— Task brief —
List the lines of this listing that hold the word "chart".

— Provided material —
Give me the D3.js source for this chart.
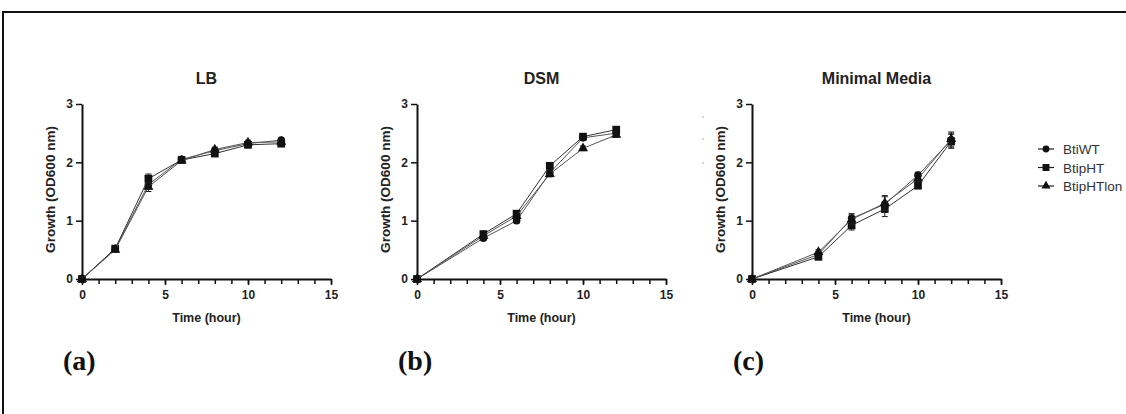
<!DOCTYPE html>
<html>
<head>
<meta charset="utf-8">
<script src="https://cdn.jsdelivr.net/npm/d3@7"></script>
<style>
  body { margin: 0; background: #fff; }
  svg { display: block; }
  .tick text { font-family: "Liberation Sans", Arial, sans-serif; font-weight: bold; font-size: 12px; fill: #222; }
</style>
</head>
<body>
<svg id="chart" width="1126" height="414"></svg>
<script>
// data
const seriesNames = ['BtiWT', 'BtipHT', 'BtipHTlon']
const panelTitles = ['LB', 'DSM', 'Minimal Media']
const panelLetters = ['(a)', '(b)', '(c)']

const lbHours = [0, 2, 4, 6, 8, 10, 12]
const lbWT = [0, 0.52, 1.62, 2.05, 2.20, 2.32, 2.38]
const lbHT = [0, 0.52, 1.72, 2.04, 2.15, 2.30, 2.32]
const lbHTlon = [0, 0.50, 1.58, 2.03, 2.22, 2.34, 2.35]
const lbErr = [0, 0.03, 0.08, 0.03, 0.04, 0.04, 0.03]

const dsmHours = [0, 4, 6, 8, 10, 12]
const dsmWT = [0, 0.70, 1.00, 1.82, 2.42, 2.50]
const dsmHT = [0, 0.77, 1.12, 1.94, 2.44, 2.56]
const dsmHTlon = [0, 0.74, 1.08, 1.80, 2.24, 2.47]
const dsmErr = [0, 0.04, 0.04, 0.05, 0.04, 0.04]

const mmHours = [0, 4, 6, 8, 10, 12]
const mmWT = [0, 0.42, 1.04, 1.28, 1.78, 2.38]
const mmHT = [0, 0.38, 0.92, 1.20, 1.60, 2.36]
const mmHTlon = [0, 0.46, 1.02, 1.30, 1.72, 2.40]
const mmErr = [0, 0.04, 0.08, 0.13, 0.05, 0.12]

const xTicks = [0, 5, 10, 15]
const yTicks = [0, 1, 2, 3]

const panels = [
  { hours: lbHours, series: [lbWT, lbHT, lbHTlon], err: lbErr },
  { hours: dsmHours, series: [dsmWT, dsmHT, dsmHTlon], err: dsmErr },
  { hours: mmHours, series: [mmWT, mmHT, mmHTlon], err: mmErr }
]

const svg = d3.select('#chart')
const font = '"Liberation Sans", Arial, sans-serif'

// outer frame (only top and left edges visible)
svg.append('path')
  .attr('d', 'M3,420 L3,12 L1130,12')
  .attr('fill', 'none')
  .attr('stroke', '#111')
  .attr('stroke-width', 2)

const panelLeft = [82, 417, 752]
const plotW = 249
const plotTop = 104
const plotH = 175

const symbols = [d3.symbolCircle, d3.symbolSquare, d3.symbolTriangle]
const symSize = [46, 60, 44]

panels.forEach((p, i) => {
  const g = svg.append('g').attr('transform', `translate(${panelLeft[i]},${plotTop})`)
  const x = d3.scaleLinear().domain([0, 15]).range([0, plotW])
  const y = d3.scaleLinear().domain([0, 3]).range([plotH, 0])

  // minor x ticks every hour
  g.append('g')
    .attr('transform', `translate(0,${plotH})`)
    .call(d3.axisBottom(x).tickValues(d3.range(0, 16)).tickSize(5).tickFormat(''))
    .call(a => a.select('.domain').remove())
    .selectAll('line').attr('stroke', '#111').attr('stroke-width', 1.5)

  const xa = g.append('g')
    .attr('transform', `translate(0,${plotH})`)
    .call(d3.axisBottom(x).tickValues(xTicks).tickSize(6).tickSizeOuter(0).tickPadding(5))
  xa.select('.domain').attr('stroke', '#111').attr('stroke-width', 2)
  xa.selectAll('line').attr('stroke', '#111').attr('stroke-width', 1.5)

  const ya = g.append('g')
    .call(d3.axisLeft(y).tickValues(yTicks).tickFormat(d3.format('d')).tickSize(6).tickSizeOuter(0).tickPadding(3))
  ya.select('.domain').attr('stroke', '#111').attr('stroke-width', 2)
  ya.selectAll('line').attr('stroke', '#111').attr('stroke-width', 1.5)

  // title
  svg.append('text')
    .attr('x', panelLeft[i] + plotW / 2).attr('y', 84)
    .attr('text-anchor', 'middle')
    .attr('font-family', font).attr('font-weight', 'bold').attr('font-size', 16)
    .attr('fill', '#222')
    .text(panelTitles[i])

  // axis titles
  svg.append('text')
    .attr('x', panelLeft[i] + plotW / 2).attr('y', 322)
    .attr('text-anchor', 'middle')
    .attr('font-family', font).attr('font-weight', 'bold').attr('font-size', 12.5)
    .attr('fill', '#222')
    .text('Time (hour)')
  svg.append('text')
    .attr('transform', `translate(${panelLeft[i] - 27},${plotTop + plotH / 2 - 2}) rotate(-90)`)
    .attr('text-anchor', 'middle')
    .attr('font-family', font).attr('font-weight', 'bold').attr('font-size', 13.5)
    .attr('fill', '#222')
    .text('Growth (OD600 nm)')

  // panel letter
  svg.append('text')
    .attr('x', panelLeft[i] - 19).attr('y', 370)
    .attr('font-family', '"Liberation Serif", "Times New Roman", serif')
    .attr('font-weight', 'bold').attr('font-size', 28)
    .attr('fill', '#111')
    .text(panelLetters[i])

  const line = d3.line().x(d => x(d[0])).y(d => y(d[1]))

  p.series.forEach((vals, s) => {
    const pts = p.hours.map((h, k) => [h, vals[k], p.err[k]])
    g.append('path')
      .datum(pts)
      .attr('d', line)
      .attr('fill', 'none')
      .attr('stroke', s === 1 ? '#333' : '#555')
      .attr('stroke-width', 1)

    // error bars
    g.selectAll(null)
      .data(pts.filter(d => d[2] > 0))
      .join('path')
      .attr('d', d => {
        const cx = x(d[0]), y0 = y(d[1] - d[2]), y1 = y(d[1] + d[2])
        return `M${cx},${y0}L${cx},${y1}M${cx - 3},${y0}L${cx + 3},${y0}M${cx - 3},${y1}L${cx + 3},${y1}`
      })
      .attr('stroke', '#222')
      .attr('stroke-width', 1)
      .attr('fill', 'none')

    g.selectAll(null)
      .data(pts)
      .join('path')
      .attr('transform', d => `translate(${x(d[0])},${y(d[1])})`)
      .attr('d', d3.symbol().type(symbols[s]).size(symSize[s]))
      .attr('fill', '#111')
  })
})

// stray dots near third panel
svg.selectAll('circle.stray')
  .data([117, 139, 163])
  .join('circle')
  .attr('class', 'stray')
  .attr('cx', 703).attr('cy', d => d)
  .attr('r', 0.8).attr('fill', '#999')

// legend
const legend = svg.append('g').attr('transform', 'translate(1038,149)')
seriesNames.forEach((name, s) => {
  const row = legend.append('g').attr('transform', `translate(0,${s * 18.5})`)
  row.append('line')
    .attr('x1', 0).attr('x2', 16)
    .attr('stroke', '#222').attr('stroke-width', 1.2)
  row.append('path')
    .attr('transform', 'translate(8,0)')
    .attr('d', d3.symbol().type(symbols[s]).size(symSize[s] * 0.8))
    .attr('fill', '#111')
  row.append('text')
    .attr('x', 25).attr('y', 5)
    .attr('font-family', font).attr('font-size', 13.5)
    .attr('fill', '#333')
    .text(name)
})
</script>
</body>
</html>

— Solution below —
Give me the D3.js source for this chart.
<svg id="chart" width="1126" height="414"></svg>
const svg = d3.select('#chart')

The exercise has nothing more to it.